There has been a rather dramatic drop in confidence since the beginning of last year. The last time that confidence was this low was in 2022 when inflation was at its peak.  But the steep drop then never translated into a reduction in consumer spending.  In recent months the pace of consumer spending has been holding up relatively well as consumers rely on some of their stock market gains to support spending.  The relationship between confidence and spending has not worked well for the past several years.
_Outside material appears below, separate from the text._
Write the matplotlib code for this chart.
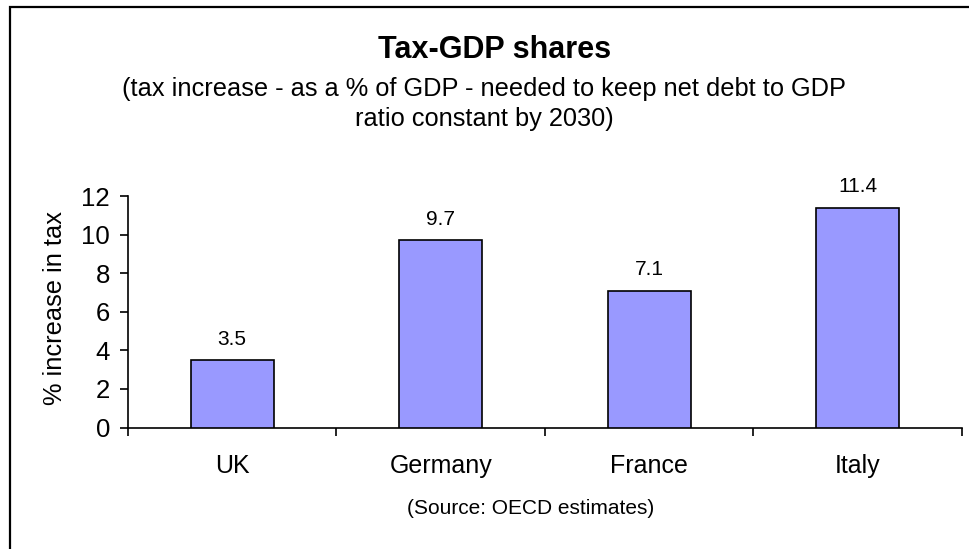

The uncertainty regarding policy, tariffs in particular, is taking a toll.  In fact, as noted above, 5-year inflation expectations edged upwards to 3.4% as consumers continue to fret about the potential impact of tariffs and now the prospects for oil prices.  In our opinion, a big pickup in the inflation rate seems highly unlikely.  Consumers appear to be overly concerned.  Over a 5-year period we expect inflation to be roughly in line with the Fed’s 2.0% target.  Over a 10-year period the Treasury market’s inflation-indexed 10-year note yield implies a 2.4% increase  in inflation.

Both the University of Michigan’s consumer sentiment index and the Conference Board’s measure of consumer confidence have fallen sharply.  The two series can diverge from one month to the next, but the trends are similar.

GDP rose 1,4% in the fourth quarter.  We expect 2.8% GDP growth in Q1 followed by 2.8% growth in 2026.

Consumers’ assessment of current conditions rose 1.2 points from 56.6 to 57.8 .

Consumer expectations for six months from now declined 2.5 points from 56.6 to 54.1.